In terms of colour, the reason why LCD TVs (HD or not) tend to have punchier colours is because they boost the saturation and contrast to make the picture more appealing. However, this is generally what we don't want for accurate imaging work on a computer since what is required is accuracy and not artificially boosted levels of saturation and contrast. Sony Bravia TVs in particular (i have one) tend to make the reds really over-saturated to the point that you lose detail. The exaggeration of contrast also tends to kill shadow and highlight detail, which again is what you don't want in a good monitor for working with images.

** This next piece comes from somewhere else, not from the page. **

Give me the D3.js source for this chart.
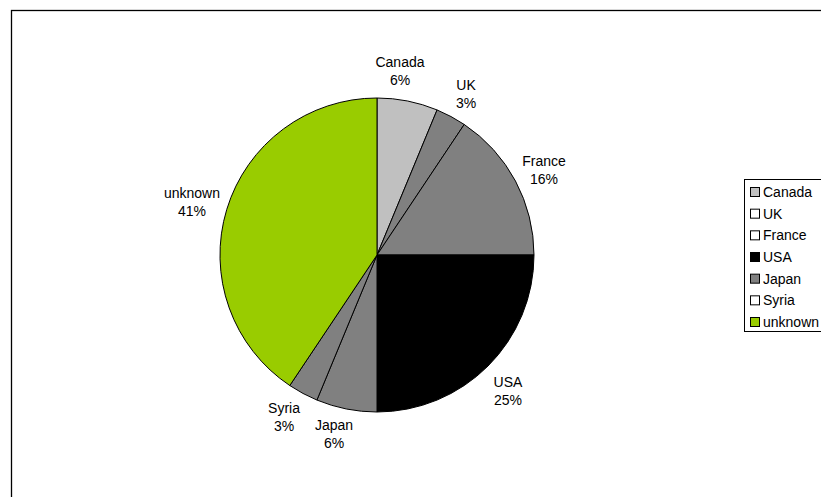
<!DOCTYPE html>
<html>
<head>
<meta charset="utf-8">
<script src="https://cdn.jsdelivr.net/npm/d3@7/dist/d3.min.js"></script>
<style>
  html, body { margin: 0; padding: 0; background: #fff; }
  svg { display: block; }
  text { font-family: "Liberation Sans", Arial, sans-serif; font-size: 14px; fill: #000; }
</style>
</head>
<body>
<svg id="chart" width="821" height="497"></svg>
<script>
// Countries and how many entries fall under each
const categories = ["Canada", "UK", "France", "USA", "Japan", "Syria", "unknown"];
const counts = [2, 1, 5, 8, 2, 1, 13];
const sliceColors = ["#c0c0c0", "#808080", "#808080", "#000000", "#808080", "#808080", "#99cc00"];
const legendColors = ["#c0c0c0", "#ffffff", "#ffffff", "#000000", "#808080", "#ffffff", "#99cc00"];
// Label anchor positions (centre x, first-line baseline), in pixels
const labelPos = [[400, 67], [466, 90], [544, 166], [508, 387], [334, 430], [284, 413], [192, 198]];

const svg = d3.select("#chart");
const W = 821, H = 497;

// Outer chart frame (runs off the right and bottom edges)
svg.append("rect")
  .attr("x", 11.5).attr("y", 10.5)
  .attr("width", W + 20).attr("height", H + 20)
  .attr("fill", "#fff").attr("stroke", "#000").attr("stroke-width", 1.3);

const cx = 377, cy = 255, r = 157;
const total = d3.sum(counts);
const data = categories.map((c, i) => ({ name: c, value: counts[i], i }));

const pie = d3.pie().value(d => d.value).sort(null);
const arc = d3.arc().innerRadius(0).outerRadius(r);

const g = svg.append("g").attr("transform", `translate(${cx},${cy})`);
g.selectAll("path")
  .data(pie(data))
  .join("path")
  .attr("d", arc)
  .attr("fill", d => sliceColors[d.data.i])
  .attr("stroke", "#000")
  .attr("stroke-width", 1);

// Category and percentage labels
const fmt = v => Math.round(v / total * 100) + "%";
const labels = svg.append("g");
data.forEach((d, i) => {
  const [x, y] = labelPos[i];
  const t = labels.append("text").attr("text-anchor", "middle");
  t.append("tspan").attr("x", x).attr("y", y).text(d.name);
  t.append("tspan").attr("x", x).attr("y", y + 18).text(fmt(d.value));
});

// Legend
const lg = svg.append("g");
lg.append("rect")
  .attr("x", 744.5).attr("y", 179.5)
  .attr("width", 100).attr("height", 152)
  .attr("fill", "#fff").attr("stroke", "#000").attr("stroke-width", 1);

const ly = d3.scalePoint().domain(categories).range([192, 322]);
const item = lg.selectAll("g.item")
  .data(data)
  .join("g")
  .attr("class", "item")
  .attr("transform", d => `translate(0,${ly(d.name)})`);
item.append("rect")
  .attr("x", 750.5).attr("y", -4.5)
  .attr("width", 9).attr("height", 9)
  .attr("fill", d => legendColors[d.i])
  .attr("stroke", "#000").attr("stroke-width", 1);
item.append("text")
  .attr("x", 763).attr("y", 5)
  .text(d => d.name);
</script>
</body>
</html>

Hope this clears it up. :)
THanks Denosha, this does help a lot and clears things up for me. My little knowledge of current LCD and HD TV tech did make me wonder about the comment about getting the 'HD' monitor. I have searched the net and found no advice on getting such a monitor over a well proven reference LCD for image work.

I was considering a new 22" but it seems like the 24" is a better bet due to higher resolution. It would make editing in Photoshop a lot easier without having to enlarge and then resize the image during edits.

I do agree with your comment about calibration but even with a calibrator, I find that my 19" HPCompaq (that is connected to my son's PC) is inconsistent. The Philips 19" in my office is worse - the colour changes when I sit high or low in respect to the screen. I have a 17 Sharp (over 2 years old now) which is very accurate but not big enough. Hence considering an upgrade to something bigger and better.

So any recommendations to that effect is most welcome.

Thanks again for sharing your information here.